RE: [Harp-L] why custom harps - (my ridiculously and unnecessarily long reply)



Whatever you do, don't buy a custom harp!  It's the worst thing I've done in my 2.5 year harmonica-playing "career".  It's also the best thing I've done for it.  Let me explain...

Once upon a time, (BC...Before Custom), I accumulated stock harps as funds allowed.  My favorite brand and favorite key changed frequently with each new batch of harps.  When I had amassed enough to start duplicating keys, I realized that it wasn't as much the brand or key as it was the luck of the stock setup.  Some harps were my favorites because they just happened to have more good qualities than bad...or a harp's particular good quality was one that happened to be an area of focus for me at that stage of my development.  (Well, except for my A harps...all of which are my least favorite...or I've just had very bad luck and all four of them were "bad apples"...)

When I bought my first custom...(a Joe Spiers work of art), I realized that it wasn't so much that I like my previous favorites so much as it was that I just hated them less than the other harps.  This thing was awesome.  After a few minutes (okay, hours/weeks/months) of unlearning little things I had been doing to work around the inconsistencies of the stock harps, my playing improved.  (Go ahead, naysayers, and argue that it was psychological...that I *wanted* to hear a difference.)  My theory is that I had fewer things to *think* about.  Other musicians will surely attest that sometimes even having to think about even ONE thing can drastically impact your playing.  Was this the harp with the draw three bends that take a little more to hit?  Was this the harp with the airy draw two?  (Later, is this the harp w/ the overblow six or blow bend 10 that has a tendency to squeal?)  It just had a consistency and a dependability that made it effortless to play.
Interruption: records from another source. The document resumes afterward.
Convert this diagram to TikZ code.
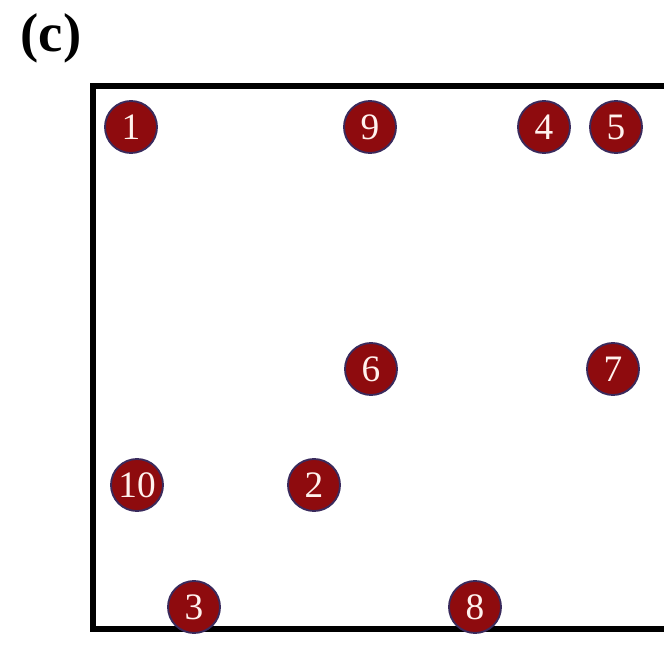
\documentclass[tikz,border=0pt]{standalone}
\usepackage{fontspec}
\setmainfont{Liberation Serif}
\definecolor{dotred}{HTML}{8E0B0E}
\definecolor{dotrim}{HTML}{3A2A5C}
\definecolor{dottext}{HTML}{FFF2EE}
\begin{document}
\begin{tikzpicture}[x=0.75pt,y=-0.75pt,
  dot/.style={circle,fill=dotred,draw=dotrim,line width=1.4pt,minimum size=39pt,inner sep=0pt,
    text=dottext,font=\fontsize{28}{28}\selectfont},
  frame/.style={line width=4.5pt,draw=black}]
\useasboundingbox (0,0) rectangle (664,660);
\clip (0,0) rectangle (664,660);
\node[font=\bfseries\fontsize{41}{41}\selectfont,inner sep=0pt] (lab) at (51,38) {(c)};
\draw[frame] (93,86) rectangle (720,629);
\node[dot] (n1) at (131,127) {1};
\node[dot] (n9) at (370,127) {9};
\node[dot] (n4) at (544,127) {4};
\node[dot] (n5) at (616,127) {5};
\node[dot] (n6) at (371,369) {6};
\node[dot] (n7) at (613,369) {7};
\node[dot] (n10) at (137,485) {10};
\node[dot] (n2) at (314,485) {2};
\node[dot] (n3) at (194,607) {3};
\node[dot] (n8) at (475,607) {8};
\end{tikzpicture}
\end{document}
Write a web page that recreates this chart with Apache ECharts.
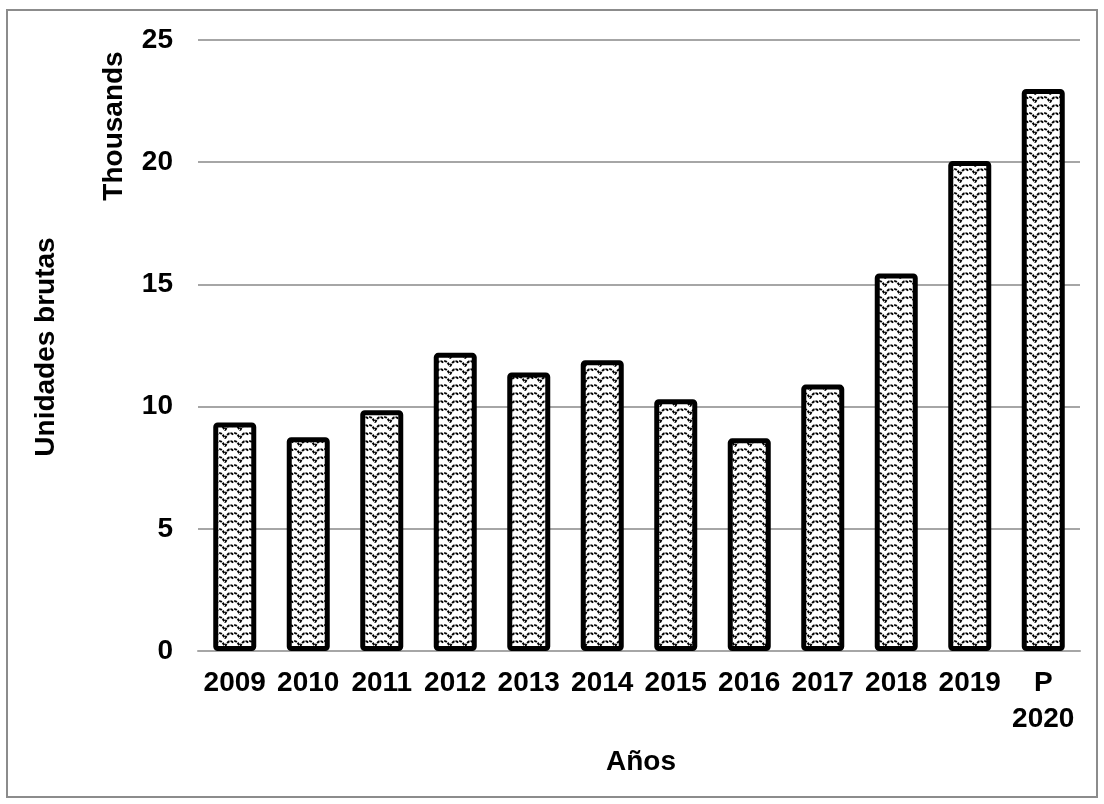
<!DOCTYPE html>
<html>
<head>
<meta charset="utf-8">
<script src="https://cdn.jsdelivr.net/npm/echarts@6/dist/echarts.min.js"></script>
<style>
  html, body { margin: 0; padding: 0; background: #fff; }
  #chart { width: 1104px; height: 804px; }
</style>
</head>
<body>
<div id="chart"></div>
<script>
// Años (2020 preliminar)
const categories = ['2009', '2010', '2011', '2012', '2013', '2014', '2015', '2016', '2017', '2018', '2019', 'P\n2020'];
// Unidades brutas, en miles
const unidades = [9.35, 8.75, 9.85, 12.2, 11.4, 11.9, 10.3, 8.7, 10.9, 15.45, 20.05, 23.0];
const yTicks = { min: 0, max: 25, interval: 5 };

// Wavy hatch fill used inside the bars
function wavePattern() {
  const c = document.createElement('canvas');
  c.width = 15; c.height = 8;
  const g = c.getContext('2d');
  g.fillStyle = '#ffffff';
  g.fillRect(0, 0, 15, 8);
  g.strokeStyle = '#000000';
  g.lineWidth = 1.9;
  g.setLineDash([3, 1]);
  g.beginPath();
  g.moveTo(0, 6.5);
  g.quadraticCurveTo(3.75, -1, 7.5, 2);
  g.quadraticCurveTo(11.25, -1, 15, 6.5);
  g.stroke();
  return c;
}

const font = '"Liberation Sans", Arial, sans-serif';
const chart = echarts.init(document.getElementById('chart'), null, { renderer: 'canvas' });

chart.setOption({
  animation: false,
  backgroundColor: '#ffffff',
  grid: { left: 198, right: 24, top: 40, bottom: 153, containLabel: false },
  xAxis: {
    type: 'category',
    data: categories,
    axisTick: { show: false },
    axisLine: { show: true, lineStyle: { color: '#a6a6a6', width: 2 } },
    axisLabel: {
      color: '#000', fontWeight: 'bold', fontSize: 28, fontFamily: font,
      lineHeight: 36, margin: 14, interval: 0
    }
  },
  yAxis: {
    type: 'value',
    min: yTicks.min, max: yTicks.max, interval: yTicks.interval,
    axisLine: { show: false },
    axisTick: { show: false },
    axisLabel: { color: '#000', fontWeight: 'bold', fontSize: 28, fontFamily: font, margin: 25 },
    splitLine: { lineStyle: { color: '#a6a6a6', width: 2 } }
  },
  series: [{
    type: 'bar',
    data: unidades,
    barWidth: 43,
    itemStyle: {
      color: { image: wavePattern(), repeat: 'repeat' },
      borderColor: '#000',
      borderWidth: 5,
      borderRadius: 2
    }
  }],
  graphic: [
    {
      type: 'rect', silent: true, z: -1,
      shape: { x: 7, y: 10, width: 1090, height: 787 },
      style: { fill: 'none', stroke: '#8c8c8c', lineWidth: 2 }
    },
    {
      type: 'text', x: 114, y: 126, rotation: Math.PI / 2,
      style: { text: 'Thousands', font: 'bold 28px ' + font, fill: '#000', align: 'center', verticalAlign: 'middle' }
    },
    {
      type: 'text', x: 46, y: 347, rotation: Math.PI / 2,
      style: { text: 'Unidades brutas', font: 'bold 28px ' + font, fill: '#000', align: 'center', verticalAlign: 'middle' }
    },
    {
      type: 'text', x: 641, y: 762,
      style: { text: 'Años', font: 'bold 28px ' + font, fill: '#000', align: 'center', verticalAlign: 'middle' }
    }
  ]
});
</script>
</body>
</html>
Prior to the custom harp acquisition, I had been trying to get overblows.  I don't mean "get" them like play them well, I mean "get" them like make them play at all.  I tried a half dozen different tricks and eventually was able to make the "noise" on a few holes of a few harps.  With the custom, I could make the "noise" on every overblow.  When I played my stock harps in other keys, those missing overblows were now there.  The custom harp significantly knocked down the learning curve.  Psychological?  Maybe...but who cares.  Now those overblows...whether on custom or stock...are actual notes in actual songs.

A known-good custom harp also helps you in your efforts to tweak your own harps.  It's the new benchmark.  As a beginner, without knowing what's possible, you can only compare the result of your tweaking to how you remember it being before you tweaked it.  Like as eye doctor asking is this better or is this better, but making you wait a half hour between your two options.  "Let me see the first one again."  "No, sorry, that isn't possible."

Why is it the worst thing I've done?  Because while it has improved my playing, it made playing stock harps less fun...or more accurately, it highlighted what I didn't like about each of them.

Some will say that a custom harp in the hands of a beginner is a waste
of a good custom harp.  It's true, compared to what a non-beginner
could do with it, there's a lot of lost potential there...but that
isn't the comparison that matters.  The real question is, will you
receive in "value" more than you gave up (paid) in value?  My guess is that the answer to this is almost always yes.  I don't know your financial situation, but if you have the means, I strongly encourage you to at least try one...and I also strongly advise that if you think you're happy with your stock harps, don't ever play a custom.